A forest fortress built over 3 generations


Looking back to the events of 1964, Yin recalled the attitude of her colleagues. “We wanted to make one last attempt,” she said.
“It was the campaign of my life,” she said. “Two hundred people were in the mountains for 40 days continuously, preparing the earth for the planting of the seedlings. Ice formed on our clothes. It made a clunking sound with every move we made, turning our clothes into armor under which we sweated. Many of us, me included, developed severe rheumatism as a result.”
When July arrived, the workers were overjoyed to discover a soft carpet of green shoots. That year, the seedling survival rate was more than 90 percent.
By the end of 1982, the area under cultivation was estimated to be 63,000 hectares. Today, the figure is 68,000 hectares. The conifer trees planted during that fateful spring 53 years ago are now about 20 meters high and they cover 34 hectares.
A tower in a sea of green
Liu Jun said he is lucky because he doesn’t have to live in the type of makeshift tent his father occupied during his time as a fire watcher in the forest. The second-generation Saihanba resident has decorated the interior walls of his home-cum-workplace with black-and-white photos of the old structures, including his father’s tent.

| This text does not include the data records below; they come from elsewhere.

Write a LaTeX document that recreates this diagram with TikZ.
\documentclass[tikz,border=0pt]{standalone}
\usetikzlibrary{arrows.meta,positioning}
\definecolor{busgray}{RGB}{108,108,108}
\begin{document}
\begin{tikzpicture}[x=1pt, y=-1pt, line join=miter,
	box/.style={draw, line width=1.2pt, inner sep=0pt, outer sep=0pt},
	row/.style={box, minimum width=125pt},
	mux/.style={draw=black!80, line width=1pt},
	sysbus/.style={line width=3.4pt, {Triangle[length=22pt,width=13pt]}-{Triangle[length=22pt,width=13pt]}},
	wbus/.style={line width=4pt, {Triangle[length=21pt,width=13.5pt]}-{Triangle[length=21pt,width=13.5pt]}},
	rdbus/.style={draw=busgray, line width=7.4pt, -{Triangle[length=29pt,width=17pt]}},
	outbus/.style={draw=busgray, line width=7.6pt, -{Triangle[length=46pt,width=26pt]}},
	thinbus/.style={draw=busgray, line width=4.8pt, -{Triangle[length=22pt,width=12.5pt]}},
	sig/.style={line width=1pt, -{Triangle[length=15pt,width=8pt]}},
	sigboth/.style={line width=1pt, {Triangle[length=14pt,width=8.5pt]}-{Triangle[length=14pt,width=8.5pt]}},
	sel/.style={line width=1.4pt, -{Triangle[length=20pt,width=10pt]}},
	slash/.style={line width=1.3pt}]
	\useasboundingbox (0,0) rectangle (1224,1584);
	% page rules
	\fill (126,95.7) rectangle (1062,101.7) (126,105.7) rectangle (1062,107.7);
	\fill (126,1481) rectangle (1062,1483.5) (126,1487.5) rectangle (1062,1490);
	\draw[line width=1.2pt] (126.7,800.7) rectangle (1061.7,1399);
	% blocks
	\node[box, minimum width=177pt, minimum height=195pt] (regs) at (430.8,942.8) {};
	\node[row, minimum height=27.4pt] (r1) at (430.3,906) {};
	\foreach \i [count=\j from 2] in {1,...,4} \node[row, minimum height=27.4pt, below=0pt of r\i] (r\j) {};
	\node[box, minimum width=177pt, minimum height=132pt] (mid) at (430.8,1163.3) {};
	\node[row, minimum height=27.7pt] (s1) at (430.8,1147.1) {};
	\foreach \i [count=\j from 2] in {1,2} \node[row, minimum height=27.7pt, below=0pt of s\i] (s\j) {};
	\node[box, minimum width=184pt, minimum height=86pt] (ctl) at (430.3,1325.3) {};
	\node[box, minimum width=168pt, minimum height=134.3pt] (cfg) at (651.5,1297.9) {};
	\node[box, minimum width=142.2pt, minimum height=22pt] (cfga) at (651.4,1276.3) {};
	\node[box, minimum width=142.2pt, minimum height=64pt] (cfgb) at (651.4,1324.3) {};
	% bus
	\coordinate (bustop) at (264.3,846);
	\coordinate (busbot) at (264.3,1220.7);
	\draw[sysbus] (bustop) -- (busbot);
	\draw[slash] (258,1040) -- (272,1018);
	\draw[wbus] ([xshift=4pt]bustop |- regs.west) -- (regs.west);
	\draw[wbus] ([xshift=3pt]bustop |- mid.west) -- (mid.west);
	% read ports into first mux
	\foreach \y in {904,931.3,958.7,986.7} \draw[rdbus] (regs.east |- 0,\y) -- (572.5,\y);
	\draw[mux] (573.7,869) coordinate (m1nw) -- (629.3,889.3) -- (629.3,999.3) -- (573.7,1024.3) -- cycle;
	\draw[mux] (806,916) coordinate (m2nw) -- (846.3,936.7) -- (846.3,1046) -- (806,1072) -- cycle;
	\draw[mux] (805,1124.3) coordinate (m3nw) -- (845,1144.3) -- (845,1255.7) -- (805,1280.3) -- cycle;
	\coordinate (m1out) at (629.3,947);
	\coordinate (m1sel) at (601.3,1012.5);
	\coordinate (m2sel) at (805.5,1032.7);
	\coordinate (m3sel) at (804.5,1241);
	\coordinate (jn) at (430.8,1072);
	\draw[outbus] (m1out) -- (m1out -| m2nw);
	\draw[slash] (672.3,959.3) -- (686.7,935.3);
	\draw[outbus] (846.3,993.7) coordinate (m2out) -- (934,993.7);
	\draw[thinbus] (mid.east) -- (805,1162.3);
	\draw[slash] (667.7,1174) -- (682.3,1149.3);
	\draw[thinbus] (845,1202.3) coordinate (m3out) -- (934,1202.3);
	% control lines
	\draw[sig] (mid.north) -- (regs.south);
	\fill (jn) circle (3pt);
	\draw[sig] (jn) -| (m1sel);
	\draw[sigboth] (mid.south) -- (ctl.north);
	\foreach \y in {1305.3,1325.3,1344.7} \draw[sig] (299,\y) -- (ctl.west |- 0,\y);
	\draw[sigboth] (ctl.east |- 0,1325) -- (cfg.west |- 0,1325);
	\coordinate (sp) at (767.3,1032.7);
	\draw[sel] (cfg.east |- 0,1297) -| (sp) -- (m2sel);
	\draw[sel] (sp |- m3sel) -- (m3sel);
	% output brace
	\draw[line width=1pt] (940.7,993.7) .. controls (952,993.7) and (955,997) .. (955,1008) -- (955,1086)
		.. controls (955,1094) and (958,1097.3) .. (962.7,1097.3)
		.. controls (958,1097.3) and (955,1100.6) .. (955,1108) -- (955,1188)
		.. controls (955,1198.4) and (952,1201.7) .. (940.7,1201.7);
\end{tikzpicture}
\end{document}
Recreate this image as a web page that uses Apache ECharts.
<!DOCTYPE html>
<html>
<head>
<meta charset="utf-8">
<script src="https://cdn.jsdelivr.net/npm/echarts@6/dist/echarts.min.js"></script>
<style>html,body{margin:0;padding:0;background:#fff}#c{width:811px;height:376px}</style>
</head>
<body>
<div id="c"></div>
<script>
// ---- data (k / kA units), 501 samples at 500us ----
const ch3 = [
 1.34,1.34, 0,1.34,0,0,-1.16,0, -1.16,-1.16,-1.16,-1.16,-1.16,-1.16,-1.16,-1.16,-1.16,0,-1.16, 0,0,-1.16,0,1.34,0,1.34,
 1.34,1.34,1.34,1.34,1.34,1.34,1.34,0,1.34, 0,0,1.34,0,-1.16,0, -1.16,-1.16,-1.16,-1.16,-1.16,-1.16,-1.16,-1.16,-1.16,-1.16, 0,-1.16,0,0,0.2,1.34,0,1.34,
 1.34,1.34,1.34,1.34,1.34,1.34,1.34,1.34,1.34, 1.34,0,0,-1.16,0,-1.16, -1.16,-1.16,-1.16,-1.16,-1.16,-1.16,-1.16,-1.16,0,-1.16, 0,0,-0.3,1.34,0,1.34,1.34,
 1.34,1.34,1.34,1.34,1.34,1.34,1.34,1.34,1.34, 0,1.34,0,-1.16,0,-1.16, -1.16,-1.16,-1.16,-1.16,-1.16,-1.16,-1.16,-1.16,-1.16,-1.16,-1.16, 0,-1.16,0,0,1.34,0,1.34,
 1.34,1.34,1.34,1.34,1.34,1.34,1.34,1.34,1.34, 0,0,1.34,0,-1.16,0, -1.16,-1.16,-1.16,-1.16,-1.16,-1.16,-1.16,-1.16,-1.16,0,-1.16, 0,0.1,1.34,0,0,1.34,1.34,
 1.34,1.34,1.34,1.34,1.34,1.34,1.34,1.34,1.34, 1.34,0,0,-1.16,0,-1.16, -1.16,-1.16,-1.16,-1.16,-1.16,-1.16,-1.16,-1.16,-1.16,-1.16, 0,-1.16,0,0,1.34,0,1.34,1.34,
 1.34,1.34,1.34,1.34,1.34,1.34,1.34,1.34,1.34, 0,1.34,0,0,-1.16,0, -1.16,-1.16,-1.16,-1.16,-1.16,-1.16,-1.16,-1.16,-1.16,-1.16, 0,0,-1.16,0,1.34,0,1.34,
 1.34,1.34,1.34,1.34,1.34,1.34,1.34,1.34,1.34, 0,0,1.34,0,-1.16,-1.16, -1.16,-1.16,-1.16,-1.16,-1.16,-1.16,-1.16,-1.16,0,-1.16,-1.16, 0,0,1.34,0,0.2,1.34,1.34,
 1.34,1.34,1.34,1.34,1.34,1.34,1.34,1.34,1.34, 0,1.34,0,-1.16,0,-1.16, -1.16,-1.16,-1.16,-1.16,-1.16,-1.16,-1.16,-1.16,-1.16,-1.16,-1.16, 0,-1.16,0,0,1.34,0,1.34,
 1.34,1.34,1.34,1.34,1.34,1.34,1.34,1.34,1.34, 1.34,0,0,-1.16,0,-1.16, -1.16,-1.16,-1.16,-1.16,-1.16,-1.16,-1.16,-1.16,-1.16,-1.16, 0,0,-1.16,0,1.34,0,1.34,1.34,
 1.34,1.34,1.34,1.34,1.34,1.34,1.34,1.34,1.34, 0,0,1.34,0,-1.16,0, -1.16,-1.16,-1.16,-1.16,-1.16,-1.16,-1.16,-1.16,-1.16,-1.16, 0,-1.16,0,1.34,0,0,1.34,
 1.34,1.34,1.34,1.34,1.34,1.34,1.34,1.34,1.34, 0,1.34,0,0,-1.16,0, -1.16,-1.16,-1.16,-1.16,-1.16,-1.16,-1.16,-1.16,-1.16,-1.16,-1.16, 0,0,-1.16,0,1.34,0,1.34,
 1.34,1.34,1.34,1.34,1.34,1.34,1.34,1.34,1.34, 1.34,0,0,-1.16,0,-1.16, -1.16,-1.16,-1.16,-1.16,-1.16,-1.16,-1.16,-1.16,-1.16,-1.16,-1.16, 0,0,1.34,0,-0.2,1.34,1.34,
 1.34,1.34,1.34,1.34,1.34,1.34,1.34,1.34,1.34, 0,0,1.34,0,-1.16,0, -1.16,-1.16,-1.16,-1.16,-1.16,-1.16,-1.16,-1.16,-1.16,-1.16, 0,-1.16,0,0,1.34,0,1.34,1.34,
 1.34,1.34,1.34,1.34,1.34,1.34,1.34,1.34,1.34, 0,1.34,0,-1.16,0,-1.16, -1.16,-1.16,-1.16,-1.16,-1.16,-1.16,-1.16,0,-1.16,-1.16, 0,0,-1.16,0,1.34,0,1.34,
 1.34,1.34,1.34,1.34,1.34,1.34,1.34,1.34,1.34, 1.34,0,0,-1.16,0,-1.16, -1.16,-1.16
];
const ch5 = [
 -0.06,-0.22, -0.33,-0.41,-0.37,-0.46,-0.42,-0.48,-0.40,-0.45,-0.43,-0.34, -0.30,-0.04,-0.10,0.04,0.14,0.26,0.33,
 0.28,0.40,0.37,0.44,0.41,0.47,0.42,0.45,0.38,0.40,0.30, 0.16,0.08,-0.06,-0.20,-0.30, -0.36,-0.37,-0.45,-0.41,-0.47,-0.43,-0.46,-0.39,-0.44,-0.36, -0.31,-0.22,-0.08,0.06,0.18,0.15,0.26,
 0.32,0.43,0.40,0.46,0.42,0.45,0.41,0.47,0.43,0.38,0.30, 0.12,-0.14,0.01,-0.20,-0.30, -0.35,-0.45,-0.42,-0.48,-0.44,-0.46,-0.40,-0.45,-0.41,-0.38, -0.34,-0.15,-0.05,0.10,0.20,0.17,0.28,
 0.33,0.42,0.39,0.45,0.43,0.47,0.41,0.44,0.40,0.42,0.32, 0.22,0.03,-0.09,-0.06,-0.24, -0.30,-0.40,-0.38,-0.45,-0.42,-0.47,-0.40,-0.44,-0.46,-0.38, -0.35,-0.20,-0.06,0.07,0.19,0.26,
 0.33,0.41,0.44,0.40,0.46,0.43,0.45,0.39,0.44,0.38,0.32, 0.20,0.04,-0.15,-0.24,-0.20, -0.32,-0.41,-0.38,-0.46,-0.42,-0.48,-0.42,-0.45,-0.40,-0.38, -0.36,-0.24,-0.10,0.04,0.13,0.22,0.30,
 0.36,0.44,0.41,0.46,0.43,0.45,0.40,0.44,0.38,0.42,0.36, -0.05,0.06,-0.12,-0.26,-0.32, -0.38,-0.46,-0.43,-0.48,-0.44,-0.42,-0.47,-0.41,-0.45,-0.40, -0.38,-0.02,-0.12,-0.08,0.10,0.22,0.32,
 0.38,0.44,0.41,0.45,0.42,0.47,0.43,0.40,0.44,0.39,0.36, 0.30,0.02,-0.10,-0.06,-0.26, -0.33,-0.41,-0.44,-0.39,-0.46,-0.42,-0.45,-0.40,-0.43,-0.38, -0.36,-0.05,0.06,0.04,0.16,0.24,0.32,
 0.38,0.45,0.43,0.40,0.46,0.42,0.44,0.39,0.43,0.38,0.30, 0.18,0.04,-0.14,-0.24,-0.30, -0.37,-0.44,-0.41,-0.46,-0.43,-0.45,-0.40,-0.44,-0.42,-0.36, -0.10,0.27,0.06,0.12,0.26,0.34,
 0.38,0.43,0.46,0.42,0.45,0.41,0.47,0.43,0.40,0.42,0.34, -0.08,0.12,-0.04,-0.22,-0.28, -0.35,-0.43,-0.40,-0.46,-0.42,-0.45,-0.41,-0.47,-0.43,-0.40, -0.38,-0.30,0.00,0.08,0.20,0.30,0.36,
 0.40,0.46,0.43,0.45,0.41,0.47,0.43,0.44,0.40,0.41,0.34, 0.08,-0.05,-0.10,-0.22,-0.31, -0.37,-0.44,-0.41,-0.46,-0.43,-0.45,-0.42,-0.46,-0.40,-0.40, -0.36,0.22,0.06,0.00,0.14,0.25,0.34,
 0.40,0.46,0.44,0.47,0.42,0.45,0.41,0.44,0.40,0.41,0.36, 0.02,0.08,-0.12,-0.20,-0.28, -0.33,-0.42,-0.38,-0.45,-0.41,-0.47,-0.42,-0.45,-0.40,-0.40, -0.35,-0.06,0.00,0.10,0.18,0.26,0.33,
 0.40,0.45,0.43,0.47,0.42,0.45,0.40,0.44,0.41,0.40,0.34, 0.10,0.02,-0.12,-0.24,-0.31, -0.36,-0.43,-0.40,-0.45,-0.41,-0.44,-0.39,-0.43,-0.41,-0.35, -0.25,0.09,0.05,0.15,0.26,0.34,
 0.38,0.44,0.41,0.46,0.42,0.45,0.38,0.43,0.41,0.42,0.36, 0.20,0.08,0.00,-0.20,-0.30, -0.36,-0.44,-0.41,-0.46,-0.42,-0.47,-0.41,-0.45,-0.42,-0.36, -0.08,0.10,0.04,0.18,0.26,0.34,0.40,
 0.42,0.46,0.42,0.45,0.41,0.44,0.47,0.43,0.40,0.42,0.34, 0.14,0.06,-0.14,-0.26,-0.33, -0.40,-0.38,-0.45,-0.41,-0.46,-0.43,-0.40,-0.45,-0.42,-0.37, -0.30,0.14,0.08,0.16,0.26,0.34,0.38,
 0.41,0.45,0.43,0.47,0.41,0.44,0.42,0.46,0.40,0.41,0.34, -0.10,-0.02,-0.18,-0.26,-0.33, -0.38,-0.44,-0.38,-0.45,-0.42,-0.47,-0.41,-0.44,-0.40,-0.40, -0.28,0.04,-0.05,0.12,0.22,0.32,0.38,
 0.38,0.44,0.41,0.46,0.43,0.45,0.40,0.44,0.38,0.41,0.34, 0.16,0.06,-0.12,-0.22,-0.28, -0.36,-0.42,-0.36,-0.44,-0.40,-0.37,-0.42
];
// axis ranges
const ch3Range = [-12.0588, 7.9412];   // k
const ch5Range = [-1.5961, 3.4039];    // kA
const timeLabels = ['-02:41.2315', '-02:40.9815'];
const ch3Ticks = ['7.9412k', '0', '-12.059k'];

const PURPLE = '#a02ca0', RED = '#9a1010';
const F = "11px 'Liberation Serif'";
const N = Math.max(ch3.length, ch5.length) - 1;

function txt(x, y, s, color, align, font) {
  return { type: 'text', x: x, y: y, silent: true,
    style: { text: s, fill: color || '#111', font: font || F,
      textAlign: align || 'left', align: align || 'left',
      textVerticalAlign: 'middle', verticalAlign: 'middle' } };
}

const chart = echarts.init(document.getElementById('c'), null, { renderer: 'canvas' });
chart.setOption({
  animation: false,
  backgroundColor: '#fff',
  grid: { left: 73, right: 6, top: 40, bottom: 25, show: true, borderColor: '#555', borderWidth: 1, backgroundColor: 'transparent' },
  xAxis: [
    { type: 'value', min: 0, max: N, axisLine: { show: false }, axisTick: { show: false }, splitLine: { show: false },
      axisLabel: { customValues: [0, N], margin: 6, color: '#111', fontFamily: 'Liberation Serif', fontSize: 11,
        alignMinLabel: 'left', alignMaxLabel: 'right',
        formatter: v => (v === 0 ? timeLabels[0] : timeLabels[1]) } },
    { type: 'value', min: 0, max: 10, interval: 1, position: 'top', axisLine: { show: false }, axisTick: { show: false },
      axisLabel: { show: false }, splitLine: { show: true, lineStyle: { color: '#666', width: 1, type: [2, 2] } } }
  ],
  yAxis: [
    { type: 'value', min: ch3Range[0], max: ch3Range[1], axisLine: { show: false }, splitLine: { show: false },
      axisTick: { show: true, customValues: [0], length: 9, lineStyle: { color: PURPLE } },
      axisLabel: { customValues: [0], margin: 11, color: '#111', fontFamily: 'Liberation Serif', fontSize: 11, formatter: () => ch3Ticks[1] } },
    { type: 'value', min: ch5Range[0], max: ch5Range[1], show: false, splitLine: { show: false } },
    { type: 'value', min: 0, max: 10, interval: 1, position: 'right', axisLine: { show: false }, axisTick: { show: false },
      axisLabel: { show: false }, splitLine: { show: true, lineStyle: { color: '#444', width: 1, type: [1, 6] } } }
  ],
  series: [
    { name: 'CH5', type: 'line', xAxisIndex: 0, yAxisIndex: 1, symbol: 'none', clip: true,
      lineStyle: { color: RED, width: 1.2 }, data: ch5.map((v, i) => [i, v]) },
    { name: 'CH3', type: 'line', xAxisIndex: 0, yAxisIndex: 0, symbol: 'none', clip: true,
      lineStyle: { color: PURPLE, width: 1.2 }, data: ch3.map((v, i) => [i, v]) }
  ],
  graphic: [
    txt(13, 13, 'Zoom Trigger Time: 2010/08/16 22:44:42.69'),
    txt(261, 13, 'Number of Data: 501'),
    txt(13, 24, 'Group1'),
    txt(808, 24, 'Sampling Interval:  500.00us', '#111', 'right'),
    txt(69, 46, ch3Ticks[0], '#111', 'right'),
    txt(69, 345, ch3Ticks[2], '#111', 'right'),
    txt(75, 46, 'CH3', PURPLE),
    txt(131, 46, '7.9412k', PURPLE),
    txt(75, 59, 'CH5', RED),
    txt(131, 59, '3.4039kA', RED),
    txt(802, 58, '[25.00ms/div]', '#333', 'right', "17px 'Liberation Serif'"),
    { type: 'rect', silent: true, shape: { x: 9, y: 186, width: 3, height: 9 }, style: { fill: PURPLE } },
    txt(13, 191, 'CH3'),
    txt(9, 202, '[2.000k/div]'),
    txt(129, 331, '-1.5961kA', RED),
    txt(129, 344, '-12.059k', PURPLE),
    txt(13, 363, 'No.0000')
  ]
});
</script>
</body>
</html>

“To live in Saihanba is to live with history, there’s almost nothing that meets the eye that isn’t evocative,” he said, referring to the forest that rolls in front of him every time he peers outside.
“Understanding how this greenery was born is both elevating and humbling.”
Every spring and autumn, the seasons in which fires are most likely to occur, Liu picks up his binoculars every 15 minutes during daylight and once an hour at night to scan the forest for the slightest hint of smoke that might wreak havoc if left unattended. He has done this for the past 12 years.
His workplace, a 16-meter-high tower atop the highest peak in the forest, stands 1,940 meters above sea level. The howling wind provides a contrast to the forest below, calm as a waveless ocean.
It is easier to endure the wind than the cold, though. Throughout the year, the average temperature is about -2 C, but in the depths of winter it can plummet to -44 C.
Electricity became available in the early 2000s, but there was no hot water until three years ago. “Every October, I would haul as much firewood as I could into the tower. I had to rely on it for the following six months,” he said, recalling how he had to scrape at the frost-covered windows to glimpse the solitude outside.
However, the situation was better than during the 1960s and ’70s, when the occupants of the tower had nothing to drink during the long winter but meltwater that reeked of tree sap.